In the first place these plainly show that, whether the orientation of the dolmens has any significance or not, the tumuli were mortuary in character. Sometimes the body was buried while still in the flesh; in other instances cremation had occurred. At times there were isolated interments; at others the bones are found in large numbers, as if there were collective burials. Along with the human bones occur those of the horse and cow, while burnt clay vases, necklaces of pierced stones and stone implements—celts, arrow and spear points, etc.—accompany the remains. Some of the vessels were apparently new, while others show signs of culinary use. Many of the stone implements have a perfection of surface and edge that would imply that they were never used but were merely votive offerings, ceremonial in character.

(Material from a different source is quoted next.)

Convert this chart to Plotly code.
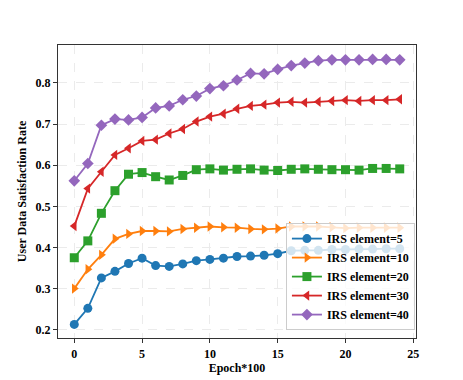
"""User data satisfaction rate vs epoch for several IRS element counts."""

import plotly.graph_objects as go

epochs = list(range(25))

irs_5 = [0.213, 0.252, 0.326, 0.342, 0.361, 0.374, 0.356, 0.354, 0.360, 0.368, 0.371, 0.374,
         0.378, 0.379, 0.381, 0.385, 0.392, 0.393, 0.393, 0.395, 0.395, 0.396, 0.396, 0.397, 0.397]
irs_10 = [0.300, 0.347, 0.382, 0.421, 0.433, 0.440, 0.440, 0.439, 0.445, 0.448, 0.451, 0.449,
          0.448, 0.445, 0.444, 0.446, 0.451, 0.451, 0.451, 0.449, 0.447, 0.448, 0.448, 0.448, 0.448]
irs_20 = [0.375, 0.416, 0.483, 0.538, 0.578, 0.582, 0.572, 0.564, 0.575, 0.589, 0.591, 0.588,
          0.590, 0.591, 0.588, 0.587, 0.590, 0.591, 0.590, 0.589, 0.589, 0.588, 0.592, 0.592, 0.591]
irs_30 = [0.452, 0.543, 0.584, 0.625, 0.641, 0.659, 0.662, 0.677, 0.688, 0.706, 0.718, 0.725,
          0.737, 0.744, 0.747, 0.752, 0.754, 0.752, 0.754, 0.756, 0.758, 0.756, 0.758, 0.758, 0.760]
irs_40 = [0.562, 0.604, 0.697, 0.712, 0.710, 0.716, 0.739, 0.744, 0.759, 0.768, 0.786, 0.793,
          0.807, 0.823, 0.822, 0.833, 0.842, 0.848, 0.854, 0.856, 0.856, 0.856, 0.857, 0.857, 0.856]

series = [
    ("IRS element=5", irs_5, "#1f77b4", "circle"),
    ("IRS element=10", irs_10, "#ff7f0e", "triangle-right"),
    ("IRS element=20", irs_20, "#2ca02c", "square"),
    ("IRS element=30", irs_30, "#d62728", "triangle-left"),
    ("IRS element=40", irs_40, "#9467bd", "diamond"),
]

FONT = "Liberation Serif, Times New Roman, serif"

fig = go.Figure()
for name, vals, color, symbol in series:
    fig.add_trace(go.Scatter(
        x=epochs, y=vals, name=name, mode="lines+markers",
        line=dict(color=color, width=1.8),
        marker=dict(symbol=symbol, size=9, color=color),
    ))

axis_common = dict(
    showline=True, linecolor="#333", linewidth=1.2, mirror=True,
    ticks="outside", ticklen=4, tickcolor="#333",
    showgrid=True, gridcolor="#ebebeb", griddash="dash", gridwidth=1,
    zeroline=False, automargin=False,
    tickfont=dict(family=FONT, size=12, color="black", weight="bold"),
)

fig.update_xaxes(
    range=[-1.2, 25.2], tickvals=[0, 5, 10, 15, 20, 25],
    title=dict(text="<b>Epoch*100</b>", font=dict(family=FONT, size=12, color="black"), standoff=4),
    **axis_common,
)
fig.update_yaxes(
    range=[0.18, 0.892], tickvals=[0.2, 0.3, 0.4, 0.5, 0.6, 0.7, 0.8],
    title=dict(text="<b>User Data Satisfaction Rate</b>", font=dict(family=FONT, size=12, color="black"), standoff=6),
    **axis_common,
)

# page body has an 8px margin, so the figure is sized/offset to land the axes where the reference has them
fig.update_layout(
    width=455, height=372,
    margin=dict(l=50, r=47, t=37, b=42),
    paper_bgcolor="white", plot_bgcolor="white",
    font=dict(family=FONT, color="black"),
    legend=dict(
        x=0.997, y=0.027, xanchor="right", yanchor="bottom",
        bgcolor="rgba(255,255,255,0.8)", bordercolor="#cccccc", borderwidth=1,
        font=dict(family=FONT, size=12, color="black", weight="bold"),
        tracegroupgap=0, itemwidth=30,
    ),
)

fig.write_html("out.html")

It is interesting to note that even to this day the peasants of Morbihan prize the arrow and spear points as talismans and call them "men-garun"—thunder stones.

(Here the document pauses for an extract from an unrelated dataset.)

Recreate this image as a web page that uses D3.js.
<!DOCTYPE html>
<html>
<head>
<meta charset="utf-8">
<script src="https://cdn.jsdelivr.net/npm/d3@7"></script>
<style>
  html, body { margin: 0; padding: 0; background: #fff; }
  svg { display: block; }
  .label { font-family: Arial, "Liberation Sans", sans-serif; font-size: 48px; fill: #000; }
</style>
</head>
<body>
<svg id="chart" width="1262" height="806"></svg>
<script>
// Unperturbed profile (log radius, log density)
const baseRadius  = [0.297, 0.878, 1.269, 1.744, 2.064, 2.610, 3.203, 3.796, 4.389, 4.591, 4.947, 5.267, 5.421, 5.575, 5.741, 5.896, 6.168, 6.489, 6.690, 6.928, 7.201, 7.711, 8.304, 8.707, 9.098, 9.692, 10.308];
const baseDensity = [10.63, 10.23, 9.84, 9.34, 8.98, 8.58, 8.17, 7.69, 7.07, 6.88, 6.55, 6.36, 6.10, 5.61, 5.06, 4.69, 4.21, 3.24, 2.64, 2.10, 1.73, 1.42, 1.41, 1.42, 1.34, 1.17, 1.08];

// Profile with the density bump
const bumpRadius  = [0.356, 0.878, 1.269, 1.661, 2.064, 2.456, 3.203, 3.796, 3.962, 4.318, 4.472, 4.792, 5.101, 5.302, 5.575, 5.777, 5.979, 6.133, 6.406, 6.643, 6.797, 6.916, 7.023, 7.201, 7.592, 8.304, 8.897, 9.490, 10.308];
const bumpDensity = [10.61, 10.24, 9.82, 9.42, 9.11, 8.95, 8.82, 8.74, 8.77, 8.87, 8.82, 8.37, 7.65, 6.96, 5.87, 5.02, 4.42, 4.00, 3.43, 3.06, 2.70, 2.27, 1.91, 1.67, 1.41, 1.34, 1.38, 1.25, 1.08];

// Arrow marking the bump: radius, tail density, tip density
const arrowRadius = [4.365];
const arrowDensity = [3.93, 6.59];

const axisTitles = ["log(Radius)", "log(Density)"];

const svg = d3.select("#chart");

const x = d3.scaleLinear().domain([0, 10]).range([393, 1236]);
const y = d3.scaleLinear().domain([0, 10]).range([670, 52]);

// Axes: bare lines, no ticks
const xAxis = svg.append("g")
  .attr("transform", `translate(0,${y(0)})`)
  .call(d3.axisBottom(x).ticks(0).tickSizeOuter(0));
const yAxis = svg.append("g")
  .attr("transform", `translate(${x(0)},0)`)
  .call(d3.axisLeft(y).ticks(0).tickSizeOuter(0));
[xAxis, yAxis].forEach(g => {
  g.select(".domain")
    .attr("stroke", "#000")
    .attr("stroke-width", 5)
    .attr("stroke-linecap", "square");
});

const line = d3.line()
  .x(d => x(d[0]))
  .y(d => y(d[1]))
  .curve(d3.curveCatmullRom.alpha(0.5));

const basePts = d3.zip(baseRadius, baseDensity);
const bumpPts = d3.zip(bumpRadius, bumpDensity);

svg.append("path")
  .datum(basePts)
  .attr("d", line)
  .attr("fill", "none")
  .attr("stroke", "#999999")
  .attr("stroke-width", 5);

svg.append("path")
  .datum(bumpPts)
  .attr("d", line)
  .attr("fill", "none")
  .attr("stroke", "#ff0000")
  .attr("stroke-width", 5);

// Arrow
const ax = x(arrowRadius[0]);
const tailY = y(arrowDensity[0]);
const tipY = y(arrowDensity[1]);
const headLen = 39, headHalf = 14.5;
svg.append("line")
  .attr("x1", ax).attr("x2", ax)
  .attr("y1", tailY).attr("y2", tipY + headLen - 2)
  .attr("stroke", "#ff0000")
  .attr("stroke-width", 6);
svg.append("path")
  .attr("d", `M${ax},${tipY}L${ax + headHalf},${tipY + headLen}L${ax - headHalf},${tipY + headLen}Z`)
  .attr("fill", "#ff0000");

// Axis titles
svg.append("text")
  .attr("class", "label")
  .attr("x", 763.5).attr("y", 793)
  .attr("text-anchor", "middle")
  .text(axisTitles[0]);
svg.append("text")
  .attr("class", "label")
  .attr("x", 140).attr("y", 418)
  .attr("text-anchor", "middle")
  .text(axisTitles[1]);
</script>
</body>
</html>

But what are the alignments? Here we are in the region of speculation—pure guessing. One may pass by with mere mention the view that they, with the cromlech at the end, are gigantic phallic symbols. Le Bouzic thinks them funereal without being sepulchral in character. He thinks that they might have been connected with the religious rites. The spaces between the rows would afford passages for the faithful assembled for the celebration of the ceremonies, possibly in connection with the collective burials in the tumuli, while the cromlech was the place set apart for the priests.

Whether we can ever arrive at an exact interpretation of these monuments or not, whether we ever know when or by whom they were erected, whether we solve the problems involved in the handling of these immense stones; these thousands of rocks—originally 15,000 or 20,000 in number—scattered over the plains of Morbihan will form one of the most striking of the monuments of antiquity. Possibly we shall get nothing better or more definite, certainly nothing more poetical, than the medieval legend of Saint Cornély which I paraphrase from the version given by Le Rouzic.

Saint Cornély was Pope of Rome, from which place he was driven by the pagan soldiers, who pursued him as he fled before them, accompanied by two cows which bore his baggage and belongings when he was tired. One evening he arrived at the village of Moustoir (two miles north of Carnac). Here he fain would have stopped, but hearing a young girl there abusing her mother, he could not stay. So he went on until he came to a little hill (Mont St. Michel) where he had a view in all directions. In front was was the sea, behind the soldiers in martial array. Further flight was impossible. What could he do? He stretched forth his hand and immediately the soldiers, rank and file as they stood, were changed to stone. Hence it is that one sees the long lines of standing stones to the north of the village of Carnac, and hence it is that the village church is dedicated to St. Cornély. Pilgrims of all countries flocked to Carnac to invoke the aid of the saint for their ailing beasts, and he, mindful of the aid his cows had given him in his flight, granted their requests. To this day ghosts may be seen at night wandering among the lines of stones, the "soldiers of St. Cornély," while the image of the saint and his cows are carved on the front of the church. The query at once arises, have we here a survival from the old worship of Mithras?

  1. In England the dolmens are frequently called cromlechs.